In transition with two or three steps, there was no covering Hield, but Kansas sent three players backs to stop quick baskets. Self played Hield with no help – only faux help to get the developing dribbler to react. There were no close-outs, meaning that a player couldn’t help off Hield.
Kansas’ primary defender – Devonte' Graham – was again praised for success. Still, Hield finished with 24 points, his 18th game of the season with 20-plus points.
“He still got his shots off,” Graham said after the game with a laugh. “He had a good game. I just tried to lock up and play the best defense I could.”

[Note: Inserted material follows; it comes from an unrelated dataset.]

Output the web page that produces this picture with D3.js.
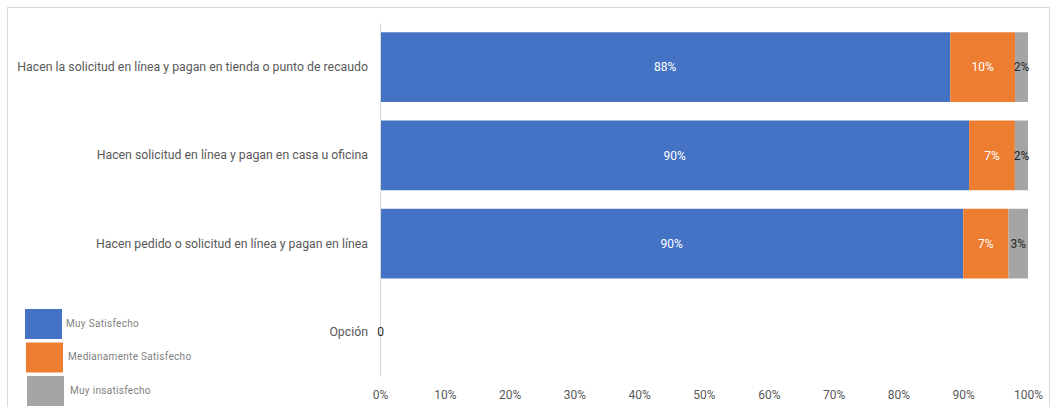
<!DOCTYPE html>
<html>
<head>
<meta charset="utf-8">
<script src="https://cdn.jsdelivr.net/npm/d3@7"></script>
<style>
  body { margin: 0; background: #fff; }
  svg { display: block; font-family: Roboto, "Liberation Sans", sans-serif; }
</style>
</head>
<body>
<div id="chart"></div>
<script>
// data (raw answers, chart is 100% stacked)
var categories = [
    "Hacen la solicitud en línea y pagan en tienda o punto de recaudo",
    "Hacen solicitud en línea y pagan en casa u oficina",
    "Hacen pedido o solicitud en línea y pagan en línea",
    "Opción"
];
var seriesNames = ["Muy Satisfecho", "Medianamente Satisfecho", "Muy insatisfecho"];
var muySatisfecho = [88, 90, 90, 0];
var medianamente = [10, 7, 7, 0];
var muyInsatisfecho = [2, 2, 3, 0];
var xTicks = [0, 0.1, 0.2, 0.3, 0.4, 0.5, 0.6, 0.7, 0.8, 0.9, 1];

var colors = ["#4472C4", "#ED7D31", "#A5A5A5"];
var labelColors = ["#ffffff", "#ffffff", "#262626"];

var svgWidth = 1059;
var svgHeight = 407;
var margin = { top: 23, right: 31, bottom: 31, left: 380 };
var width = svgWidth - margin.left - margin.right;
var height = svgHeight - margin.top - margin.bottom;

var svg = d3.select("#chart")
    .append("svg")
    .attr("width", svgWidth)
    .attr("height", svgHeight);

// chart frame
svg.append("rect")
    .attr("x", 7.5)
    .attr("y", 7.5)
    .attr("width", 1042)
    .attr("height", 420)
    .attr("fill", "none")
    .attr("stroke", "#d9d9d9");

var chartGroup = svg.append("g")
    .attr("transform", `translate(${margin.left}, ${margin.top})`);

// build rows
var rows = categories.map(function(c, i) {
    return {
        name: c,
        values: [muySatisfecho[i], medianamente[i], muyInsatisfecho[i]]
    };
});

var xScale = d3.scaleLinear()
    .domain([0, 1])
    .range([0, width]);

var yScale = d3.scaleBand()
    .domain(categories)
    .range([0, height])
    .paddingInner(0.21)
    .paddingOuter(0.105);

// segments
rows.forEach(function(r) {
    var total = d3.sum(r.values);
    if (total === 0) return;
    var acc = 0;
    r.segs = r.values.map(function(v, k) {
        var s = { k: k, v: v, x0: acc / total, x1: (acc + v) / total };
        acc += v;
        return s;
    });
});

var rowGroups = chartGroup.selectAll(".row")
    .data(rows.filter(d => d.segs))
    .enter()
    .append("g")
    .attr("class", "row")
    .attr("transform", d => `translate(0, ${yScale(d.name)})`);

rowGroups.selectAll("rect")
    .data(d => d.segs)
    .enter()
    .append("rect")
    .attr("x", d => xScale(d.x0))
    .attr("width", d => xScale(d.x1) - xScale(d.x0))
    .attr("height", yScale.bandwidth())
    .attr("fill", d => colors[d.k]);

rowGroups.selectAll("text")
    .data(d => d.segs)
    .enter()
    .append("text")
    .attr("x", d => (xScale(d.x0) + xScale(d.x1)) / 2)
    .attr("y", yScale.bandwidth() / 2)
    .attr("dy", "0.35em")
    .attr("text-anchor", "middle")
    .attr("font-size", "12px")
    .attr("fill", d => labelColors[d.k])
    .text(d => d.v + "%");

// y axis
var leftAxis = d3.axisLeft(yScale).tickSize(0).tickPadding(12);
var yAxisG = chartGroup.append("g").call(leftAxis);
yAxisG.select(".domain").attr("stroke", "#d9d9d9");
yAxisG.selectAll("text")
    .attr("font-size", "12.3px")
    .attr("font-family", "Roboto, sans-serif")
    .attr("fill", "#595959");

// zero label for empty category (drawn over the axis line)
rows.filter(d => !d.segs).forEach(function(r) {
    chartGroup.append("text")
        .attr("x", xScale(0) + 0.5)
        .attr("y", yScale(r.name) + yScale.bandwidth() / 2)
        .attr("dy", "0.35em")
        .attr("text-anchor", "middle")
        .attr("font-size", "12px")
        .attr("fill", "#262626")
        .text(d3.sum(r.values));
});

// x axis
var bottomAxis = d3.axisBottom(xScale)
    .tickValues(xTicks)
    .tickSize(0)
    .tickPadding(14)
    .tickFormat(d3.format(".0%"));
var xAxisG = chartGroup.append("g")
    .attr("transform", `translate(0, ${height})`)
    .call(bottomAxis);
xAxisG.select(".domain").remove();
xAxisG.selectAll("text")
    .attr("font-size", "12px")
    .attr("font-family", "Roboto, sans-serif")
    .attr("fill", "#595959");

// legend
var legend = svg.append("g").attr("transform", "translate(25, 309)");
var legendItems = legend.selectAll("g")
    .data(seriesNames)
    .enter()
    .append("g")
    .attr("transform", (d, i) => `translate(${i * 1}, ${i * 33.5})`);

legendItems.append("rect")
    .attr("width", 37)
    .attr("height", 30)
    .attr("fill", (d, i) => colors[i]);

legendItems.append("text")
    .attr("x", (d, i) => 41 + i)
    .attr("y", 14)
    .attr("dy", "0.35em")
    .attr("font-size", "10px")
    .attr("letter-spacing", "0.3px")
    .attr("fill", "#7f7f7f")
    .text(d => d);
</script>
</body>
</html>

Most teams have been doing the best they can to try and “lock up” Hield. Kansas State’s Wesley Iwundu was admired for his one-on-one defense, and the second-leading scorer in the nation scored 23 points. Kendal Yancy was the primary reason Texas almost beat Oklahoma, and Hield scored 27 points.
Hield is averaging 25.8 points per game in the toughest conference in the country. He’s not doing it with just one great skill. Every game, there’s something slightly new thrown at Hield, and every game, he’s figuring out how to beat it.
“I was trying to feel them out and see what they were doing,” Hield said of any halftime adjustments against Kansas. “I had good shots in the first half. I just didn’t make them. They guarded me and threw a lot of bodies at me. I had good shots. I should’ve made them in the first half.”
After not making a shot in the first half against Kansas, Hield scored 18 points in the second half. He also shot above 40 percent from behind the 3-point arc for the first time in four games.
“I don’t feel pressure,” Hield said. “I just know when I get the ball, everyone is collapsing on me. I’m trying not to make the wrong plays.”
Hield will try to remain the only player in the last 20 years nationwide to average at least 20 points and shoot 50 percent from behind the arc and from the field while also shooting 90 percent from the free-throw line.
Hield is shooting 52.5 percent from the field, 90 percent from the line but 49.8 percent from behind the arc. Hield shot 47.2 percent from behind the arc in the first game against Oklahoma’s final six opponents.
“That’s what people are doing now,” Oklahoma coach Lon Kruger said. “They’re going to stay into Buddy and not leave him. Buddy’s realized that over the last two or three ballgames.”